Matthew 7:26 And everyone who hears these words of mine and does not act on them will be like a foolish man who built his house on sand. 27 The rain fell, and the floods came, and the winds blew and beat against that house, and it fell—and great was its fall!” NRSV
Note: Biblical imagery is appropriate in my circumstance. No, I’m not going to using this story to interpret Jesus. I will, however, allow myself the liberty of borrowing the imagery.
I had thought I had been doing very well, as far as my mental illness was concerned. I had been hiding a creeping up of alcoholism from my mental health team, but I had been trying to seek treatment just for that through people that specialized specifically in just that treatment. Basically, I was in my last semester of college, and my drinking had gotten completely out of control. Well, I ended up in the hospital with a life threatening case of acute pancreatitis. I made it through it. I came clean to my mental health team. I finished up the rest of my semester, and I went straight to rehab. I haven’t had drop of alcohol since.

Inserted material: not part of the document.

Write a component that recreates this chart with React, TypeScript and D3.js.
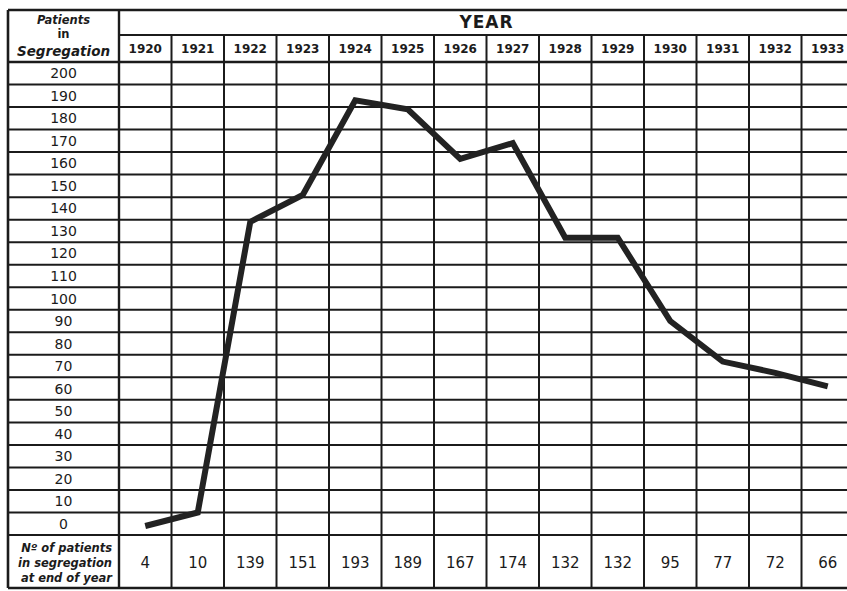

My mental health continued to be more stable than it ever had, or so, it seemed. I got an entry level job at one of dream companies. Then I started to not be able to sleep for days at a time. At first, I didn’t worry, but then, I started to notice that my personality was reversing somehow. First off, I’m not an excitable person, but even if I was just excited, why was my personality changing. Why was, I, a person who is generally extremely disorganized now almost cleaning on the excessive side et cettera? I have always been very agreeable, but now, I was above average on the assertive side. I could go one. I started to worry. I explained all of this to my mental health team. They told me I was just excited, and it would go away. The problem was it didn’t go away, in fact it got much much worse. Still, I was feeling really, really, good, but I knew I felt way too good, because even baseline me is below average on a depression screening. I just tried to push through. Then, a couple of sessions of therapy sessions later. I was complaining to my therapist that I was really having hard time concentrating lately, and that I was trying my best not to chatter through the entire session. He, then told me, I need to talk to my psychiatrist because, while it’s possible I have a really severe case of ADHD, I had appeared manicky for multiple sessions in row now. I talked to my psychiatrist. He changed my meds. I took a couple days off work. It wasn’t enough, but I had to go back to work.
Long story short, I ended up flipping out in the middle of night and my husband drove me to the ER. I was injected multiple times with antipsychotics and benzos. It was a really rough inpatient unit this time around. We had multiple violent patients. We had patients through feces. We had patients defecating in the common areas. For awhile there were only two women on the unit, one being me. Thus, we had to be roommates. She was violent as well. At least, I found out, at least, one of the psych doctors the worked there was my outpatient psych, and he told me that I did the right thing. That I made a really good decision, and he basically already knew which treatment he was going to try for. He said he couldn’t do more for me outpatient. He said I needed more medication changes and quickly, and he could only do slow minor med changes on an outpatient bases. However, at the time, he also had no reason to force me to go inpatient either. It made sense. Unfortunately, I, also, lost my job, in the process.
So as it turns out, my new found confidence in my own mental health stability was a house built on a sand. It was a house built on a mind much more broken than previously thought. Still, I’m not willing to give up on the dream quite yet. I might have to modify the plan, but I will get back up for another round. Whether it’s just due to good old fashion stubbornness or some sappy bullshit about the strength of the human spirit remains to be seen.